A test model of the Orion spacecraft touched down safely on Wednesday, after being dropped from 35,000 off the ground. NASA's redesigned parachute system performed flawlessly, according to the agency.
The Orion model effortlessly floated back down to the United States Army Yuma Proving Grounds today after the spacecraft's parachute system was tested at harrying heights for the first time ever.
"We've put the parachutes through their paces in ground and airdrop testing in just about every conceivable way before we begin sending them into space on Exploration Flight Test (EFT)-1 before the year's done," said Orion Program Manager Mark Geyer in a statement. "The series of tests has proven the system and will help ensure crew and mission safety for our astronauts in the future."

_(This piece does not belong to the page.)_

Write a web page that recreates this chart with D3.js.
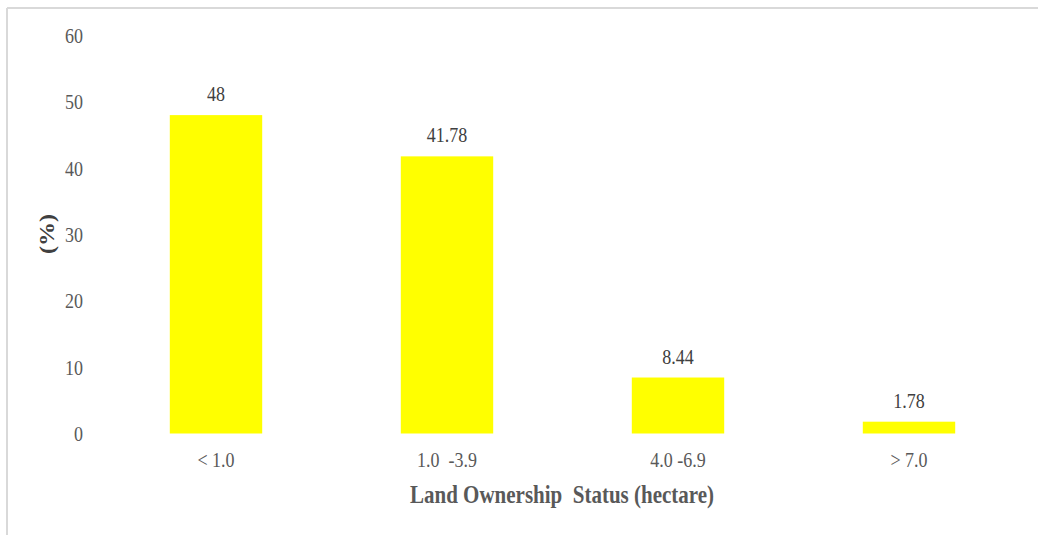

Of course, this certainly isn't the final gauntlet for the Orion landing parachutes. The first true test of Orion will occur later this December, during EFT-1, and two drogue parachutes and three massive main parachutes - which could nearly cover an entire football field - will be expected to slow the craft to a mere 20 miles-per-hour (mph) after it reenters the atmosphere at up to 20,000 mph.
"Each parachute must deploy at the exact right time, open to the exact right percentages in the exact right stages, and be cut away exactly as planned," NASA explained in a previous press release. Otherwise the Orion - and its manned crew during the true Orion mission - would most-certainly not survive its final splashdown into the Pacific Ocean.
The team also wants the chute system prepared for anything. In this latest test, engineers rigged one of the main parachutes to skip the second phase of a three stage unfurling process, testing to see if the massive system could withstand the stress of unexpectedly and fully catching air.
According to NASA, the test went off without a hitch.